### Data extract
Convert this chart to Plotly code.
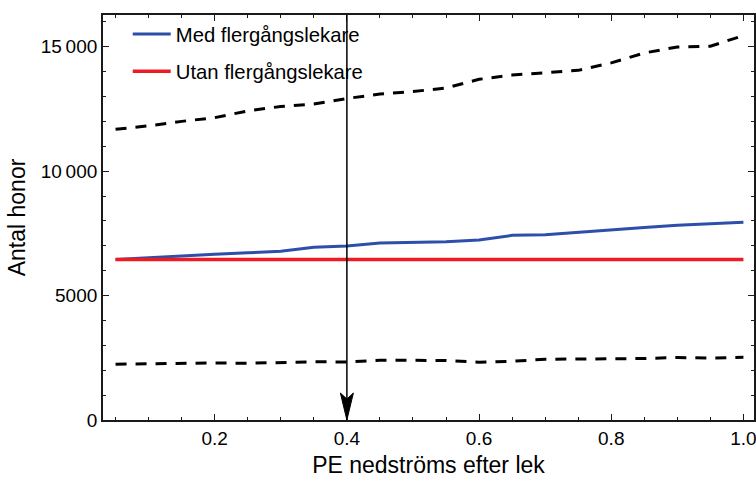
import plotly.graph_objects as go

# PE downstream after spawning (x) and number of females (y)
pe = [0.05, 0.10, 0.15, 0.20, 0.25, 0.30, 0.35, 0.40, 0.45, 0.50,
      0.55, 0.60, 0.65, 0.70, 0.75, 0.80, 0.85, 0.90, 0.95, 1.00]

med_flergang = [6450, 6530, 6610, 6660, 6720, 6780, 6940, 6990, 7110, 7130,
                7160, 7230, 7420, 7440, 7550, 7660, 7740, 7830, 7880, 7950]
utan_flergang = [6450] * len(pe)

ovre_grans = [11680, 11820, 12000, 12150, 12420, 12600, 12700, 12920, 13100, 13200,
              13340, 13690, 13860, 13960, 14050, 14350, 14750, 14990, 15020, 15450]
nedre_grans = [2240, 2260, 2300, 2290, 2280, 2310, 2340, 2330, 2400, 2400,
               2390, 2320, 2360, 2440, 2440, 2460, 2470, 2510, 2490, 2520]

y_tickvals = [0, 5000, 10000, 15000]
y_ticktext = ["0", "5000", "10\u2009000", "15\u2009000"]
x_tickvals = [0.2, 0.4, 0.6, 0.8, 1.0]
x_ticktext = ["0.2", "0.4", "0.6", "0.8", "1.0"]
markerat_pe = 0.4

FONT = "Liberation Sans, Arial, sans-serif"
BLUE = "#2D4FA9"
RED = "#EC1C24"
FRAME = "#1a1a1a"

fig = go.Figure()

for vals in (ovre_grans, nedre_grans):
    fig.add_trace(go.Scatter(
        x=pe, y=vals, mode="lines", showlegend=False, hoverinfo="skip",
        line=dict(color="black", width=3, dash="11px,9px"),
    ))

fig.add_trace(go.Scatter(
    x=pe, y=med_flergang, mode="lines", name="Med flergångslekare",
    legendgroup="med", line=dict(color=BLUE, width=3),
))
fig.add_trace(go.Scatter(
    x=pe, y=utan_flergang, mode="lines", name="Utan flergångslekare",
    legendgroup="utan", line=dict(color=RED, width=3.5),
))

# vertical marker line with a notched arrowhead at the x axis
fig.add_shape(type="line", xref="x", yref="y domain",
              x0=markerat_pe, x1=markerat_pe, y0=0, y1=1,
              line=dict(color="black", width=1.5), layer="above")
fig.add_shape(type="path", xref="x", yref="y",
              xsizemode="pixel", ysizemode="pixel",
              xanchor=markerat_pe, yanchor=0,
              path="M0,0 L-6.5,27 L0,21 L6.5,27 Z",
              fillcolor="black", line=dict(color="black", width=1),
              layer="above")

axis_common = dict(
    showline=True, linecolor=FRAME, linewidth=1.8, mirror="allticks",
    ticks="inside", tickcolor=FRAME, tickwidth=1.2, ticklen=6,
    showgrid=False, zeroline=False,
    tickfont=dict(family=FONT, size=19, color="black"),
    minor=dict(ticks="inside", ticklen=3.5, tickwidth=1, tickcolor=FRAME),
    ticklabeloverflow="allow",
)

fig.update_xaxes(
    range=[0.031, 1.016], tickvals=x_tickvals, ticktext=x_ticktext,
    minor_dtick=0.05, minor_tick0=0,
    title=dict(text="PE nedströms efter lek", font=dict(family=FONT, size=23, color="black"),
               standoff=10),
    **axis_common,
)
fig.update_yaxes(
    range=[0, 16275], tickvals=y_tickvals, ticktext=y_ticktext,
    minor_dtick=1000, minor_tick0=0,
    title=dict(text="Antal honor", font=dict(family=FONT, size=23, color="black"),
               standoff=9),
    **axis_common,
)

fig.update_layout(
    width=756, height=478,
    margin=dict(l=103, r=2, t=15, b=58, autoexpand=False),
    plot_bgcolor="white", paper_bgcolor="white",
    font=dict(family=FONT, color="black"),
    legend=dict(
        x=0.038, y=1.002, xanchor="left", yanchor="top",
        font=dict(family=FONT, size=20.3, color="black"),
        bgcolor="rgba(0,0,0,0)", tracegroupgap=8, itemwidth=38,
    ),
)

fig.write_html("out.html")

### Work instructions
Without the pictures, write out the whole listing above exactly as it appears.

### Solved exercise
Convert this chart to Plotly code.
import plotly.graph_objects as go

# PE downstream after spawning (x) and number of females (y)
pe = [0.05, 0.10, 0.15, 0.20, 0.25, 0.30, 0.35, 0.40, 0.45, 0.50,
      0.55, 0.60, 0.65, 0.70, 0.75, 0.80, 0.85, 0.90, 0.95, 1.00]

med_flergang = [6450, 6530, 6610, 6660, 6720, 6780, 6940, 6990, 7110, 7130,
                7160, 7230, 7420, 7440, 7550, 7660, 7740, 7830, 7880, 7950]
utan_flergang = [6450] * len(pe)

ovre_grans = [11680, 11820, 12000, 12150, 12420, 12600, 12700, 12920, 13100, 13200,
              13340, 13690, 13860, 13960, 14050, 14350, 14750, 14990, 15020, 15450]
nedre_grans = [2240, 2260, 2300, 2290, 2280, 2310, 2340, 2330, 2400, 2400,
               2390, 2320, 2360, 2440, 2440, 2460, 2470, 2510, 2490, 2520]

y_tickvals = [0, 5000, 10000, 15000]
y_ticktext = ["0", "5000", "10\u2009000", "15\u2009000"]
x_tickvals = [0.2, 0.4, 0.6, 0.8, 1.0]
x_ticktext = ["0.2", "0.4", "0.6", "0.8", "1.0"]
markerat_pe = 0.4

FONT = "Liberation Sans, Arial, sans-serif"
BLUE = "#2D4FA9"
RED = "#EC1C24"
FRAME = "#1a1a1a"

fig = go.Figure()

for vals in (ovre_grans, nedre_grans):
    fig.add_trace(go.Scatter(
        x=pe, y=vals, mode="lines", showlegend=False, hoverinfo="skip",
        line=dict(color="black", width=3, dash="11px,9px"),
    ))

fig.add_trace(go.Scatter(
    x=pe, y=med_flergang, mode="lines", name="Med flergångslekare",
    legendgroup="med", line=dict(color=BLUE, width=3),
))
fig.add_trace(go.Scatter(
    x=pe, y=utan_flergang, mode="lines", name="Utan flergångslekare",
    legendgroup="utan", line=dict(color=RED, width=3.5),
))

# vertical marker line with a notched arrowhead at the x axis
fig.add_shape(type="line", xref="x", yref="y domain",
              x0=markerat_pe, x1=markerat_pe, y0=0, y1=1,
              line=dict(color="black", width=1.5), layer="above")
fig.add_shape(type="path", xref="x", yref="y",
              xsizemode="pixel", ysizemode="pixel",
              xanchor=markerat_pe, yanchor=0,
              path="M0,0 L-6.5,27 L0,21 L6.5,27 Z",
              fillcolor="black", line=dict(color="black", width=1),
              layer="above")

axis_common = dict(
    showline=True, linecolor=FRAME, linewidth=1.8, mirror="allticks",
    ticks="inside", tickcolor=FRAME, tickwidth=1.2, ticklen=6,
    showgrid=False, zeroline=False,
    tickfont=dict(family=FONT, size=19, color="black"),
    minor=dict(ticks="inside", ticklen=3.5, tickwidth=1, tickcolor=FRAME),
    ticklabeloverflow="allow",
)

fig.update_xaxes(
    range=[0.031, 1.016], tickvals=x_tickvals, ticktext=x_ticktext,
    minor_dtick=0.05, minor_tick0=0,
    title=dict(text="PE nedströms efter lek", font=dict(family=FONT, size=23, color="black"),
               standoff=10),
    **axis_common,
)
fig.update_yaxes(
    range=[0, 16275], tickvals=y_tickvals, ticktext=y_ticktext,
    minor_dtick=1000, minor_tick0=0,
    title=dict(text="Antal honor", font=dict(family=FONT, size=23, color="black"),
               standoff=9),
    **axis_common,
)

fig.update_layout(
    width=756, height=478,
    margin=dict(l=103, r=2, t=15, b=58, autoexpand=False),
    plot_bgcolor="white", paper_bgcolor="white",
    font=dict(family=FONT, color="black"),
    legend=dict(
        x=0.038, y=1.002, xanchor="left", yanchor="top",
        font=dict(family=FONT, size=20.3, color="black"),
        bgcolor="rgba(0,0,0,0)", tracegroupgap=8, itemwidth=38,
    ),
)

fig.write_html("out.html")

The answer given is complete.